Top 7 Business Funding Options for Small to Mid-Sized Companies

Access to capital is one of the most important factors in building and sustaining a successful business. Whether you’re managing day-to-day operations, expanding into new markets, purchasing equipment, or covering seasonal slowdowns, the right funding solution can provide the stability and flexibility your company needs.

For small to mid-sized businesses, financing options have expanded significantly in recent years. Traditional bank loans are no longer the only path. Today, business owners can choose from a range of funding solutions tailored to different revenue levels, industries, and growth stages.

Below are the top seven business funding options to consider — along with how each one works and when it may be the right fit.


1. Term Loans

A term loan is one of the most traditional forms of business financing. With this option, a lender provides a lump sum upfront, which is repaid over a fixed period with scheduled payments.

Term loans are often used for:

  • Business expansion
  • Equipment purchases
  • Renovations
  • Large inventory investments
  • Refinancing existing debt

They are ideal when you know exactly how much capital you need and how you plan to use it.
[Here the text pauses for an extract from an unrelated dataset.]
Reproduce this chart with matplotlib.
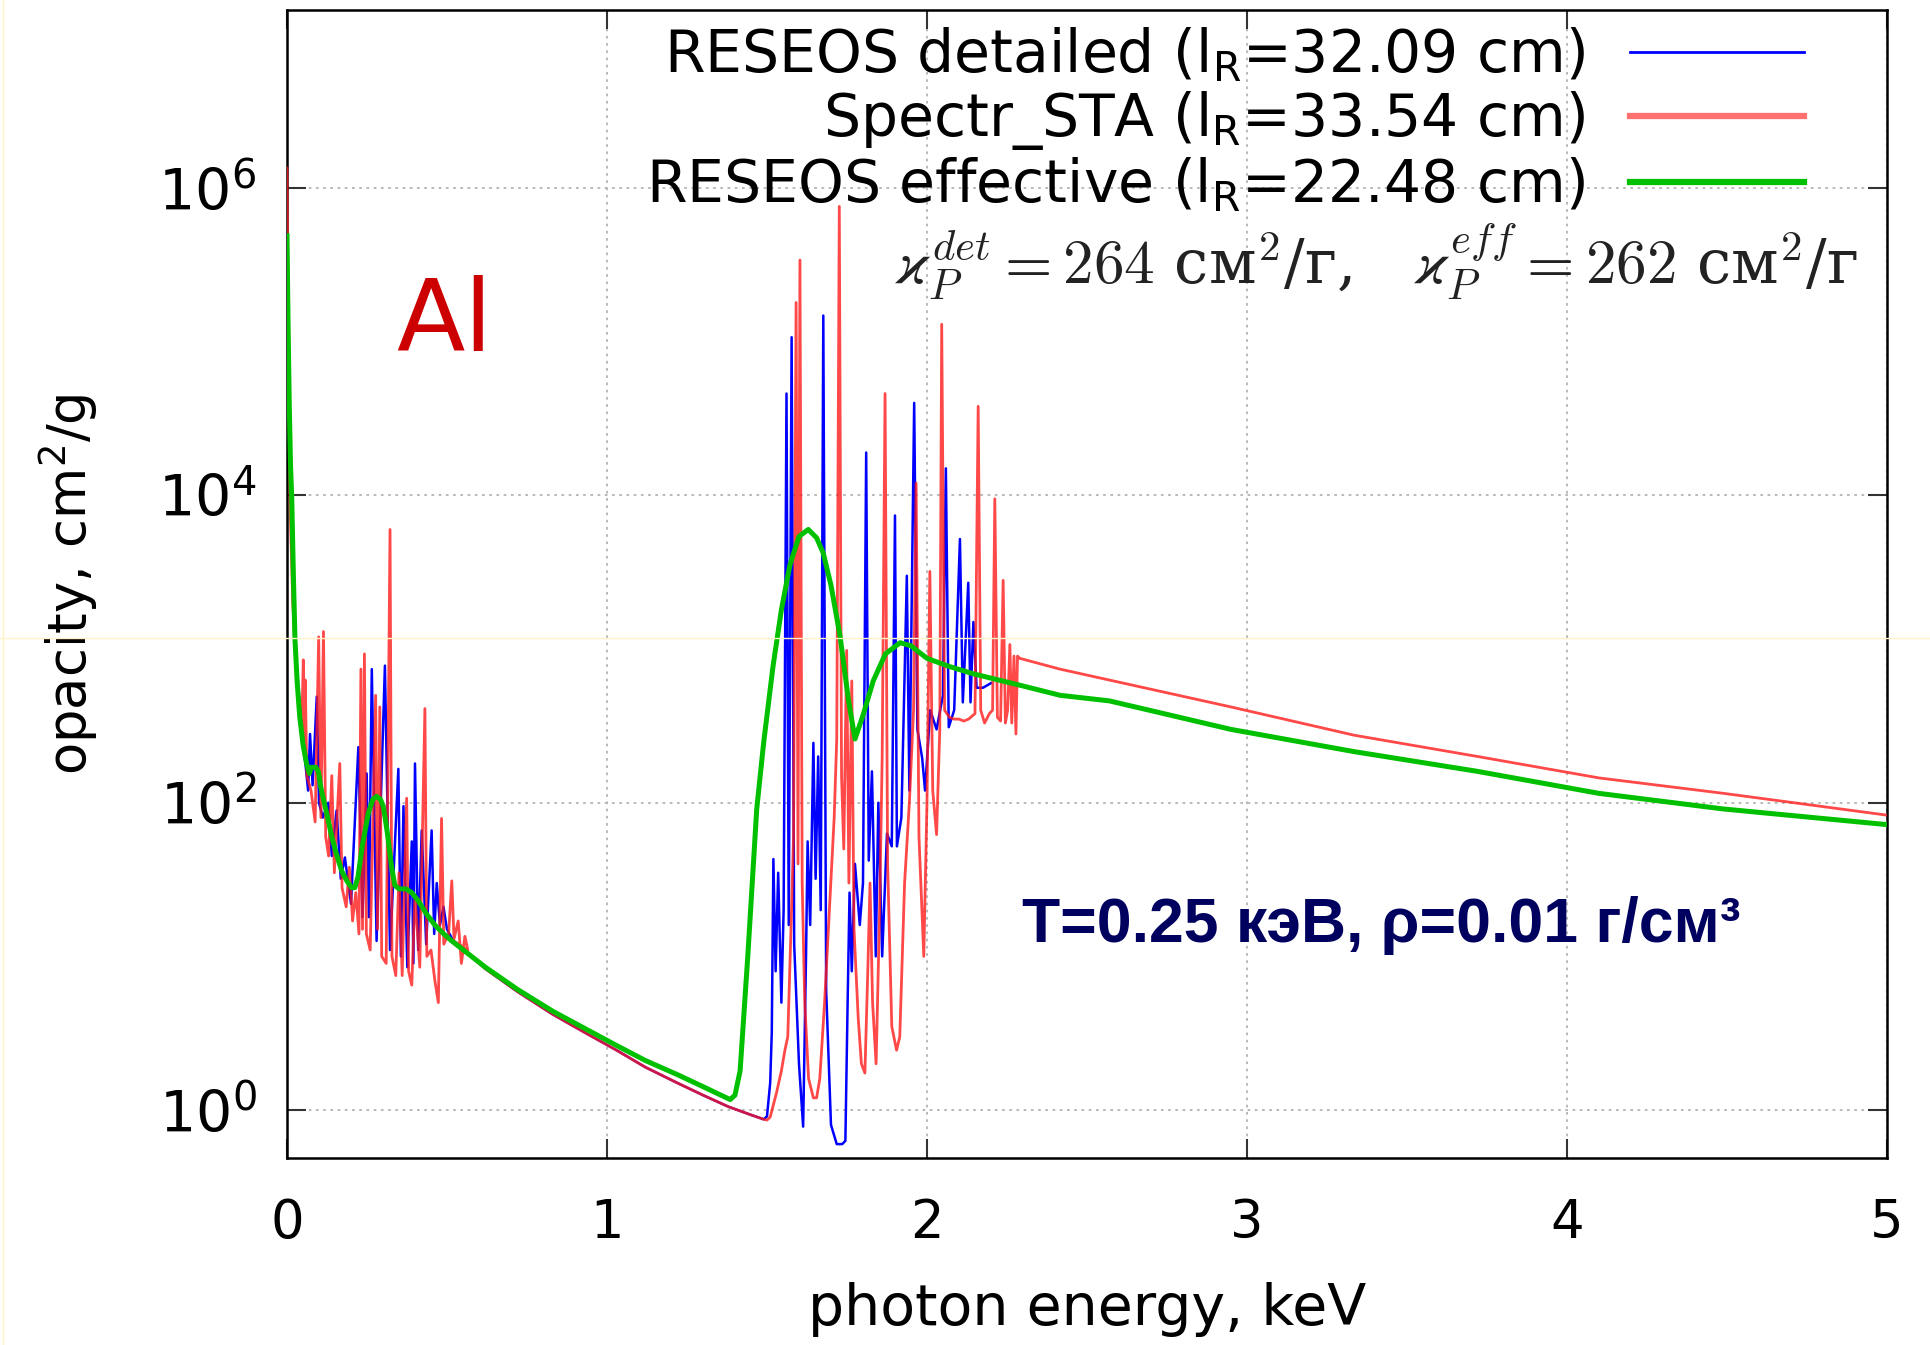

Repayment terms can vary from short-term (a few months) to long-term (several years), depending on the lender and loan structure.

Best suited for businesses with steady revenue and a clear repayment strategy.


2. Business Line of Credit

A business line of credit offers flexible access to funds. Instead of receiving a lump sum, you are approved for a maximum credit limit and can draw from it as needed.

You only pay interest on the amount you use, making this a highly flexible option for managing cash flow.

Common uses include:

  • Covering short-term operational gaps
  • Managing seasonal fluctuations
  • Emergency expenses
  • Ongoing working capital needs

This option works well for businesses that experience variable monthly expenses or unpredictable revenue cycles.


3. Working Capital Loans

Working capital loans are designed specifically to cover daily operational expenses. Unlike long-term financing used for major investments, working capital focuses on short-term business needs.

Funds are typically used for:

  • Payroll
  • Rent and utilities
  • Inventory restocking
  • Marketing campaigns
  • Supplier payments

Approval is often based more on revenue and cash flow than on credit score alone. This makes working capital loans a practical solution for businesses that generate steady deposits but may not qualify for traditional bank financing.


4. SBA Loans

Small Business Administration (SBA) loans are partially guaranteed by the government, which reduces risk for lenders. Because of this backing, SBA loans often offer lower interest rates and longer repayment terms.

These loans are commonly used for:

  • Major expansions
  • Real estate purchases
  • Equipment financing
  • Long-term growth investments

However, the application process can be lengthy and documentation requirements are strict. SBA loans are typically best for established businesses with strong financial records and the ability to wait for approval.


5. Equipment Financing

If your business requires machinery, vehicles, or specialized equipment, equipment financing may be the most practical option. In this structure, the equipment itself often serves as collateral.

Benefits include:

  • Preserving working capital
  • Spreading out the cost of expensive assets
  • Potential tax advantages

This type of funding is ideal when the purchase directly contributes to revenue generation.


6. Invoice Financing

For businesses that invoice customers and wait 30, 60, or even 90 days for payment, invoice financing can provide immediate access to cash.

Instead of waiting for customers to pay, you receive an advance on outstanding invoices. Once the customer pays, the remaining balance is released to you (minus fees).

This option is especially helpful for:

  • Service-based businesses
  • B2B companies
  • Businesses with slow-paying clients

It improves cash flow without taking on traditional debt.


7. Revenue-Based Financing

Revenue-based financing structures repayment around your business’s sales performance. Payments are often tied to daily or weekly revenue, making it more flexible for companies with fluctuating income.

This option can be helpful for:

  • Retail businesses
  • Restaurants
  • Seasonal companies
  • Businesses with strong but variable cash flow

Since approval often focuses heavily on revenue trends, it may be accessible even if credit scores are not perfect.


Choosing the Right Funding Option

Selecting the right financing solution depends on several key factors:

  • Your monthly revenue
  • Time in business
  • Credit profile
  • Purpose of funding
  • Desired repayment structure
  • Speed of funding needed

For example, if you need capital quickly to cover payroll, a working capital loan or line of credit may be more appropriate than an SBA loan. If you’re purchasing property or planning a large expansion, longer-term financing may be a better fit.

There is no one-size-fits-all solution. The best funding option is the one that aligns with your business goals and cash flow capacity.


Final Thoughts

Access to business funding is not just about solving financial challenges — it’s about creating opportunities. The right capital at the right time can help stabilize operations, support growth, improve efficiency, and strengthen long-term profitability.

Small to mid-sized companies have more financing options today than ever before. By understanding how each option works and evaluating your business’s needs carefully, you can make informed decisions that support sustainable growth.

If your company is exploring funding solutions, evaluating these seven options is the first step toward securing the capital you need to move forward confidently.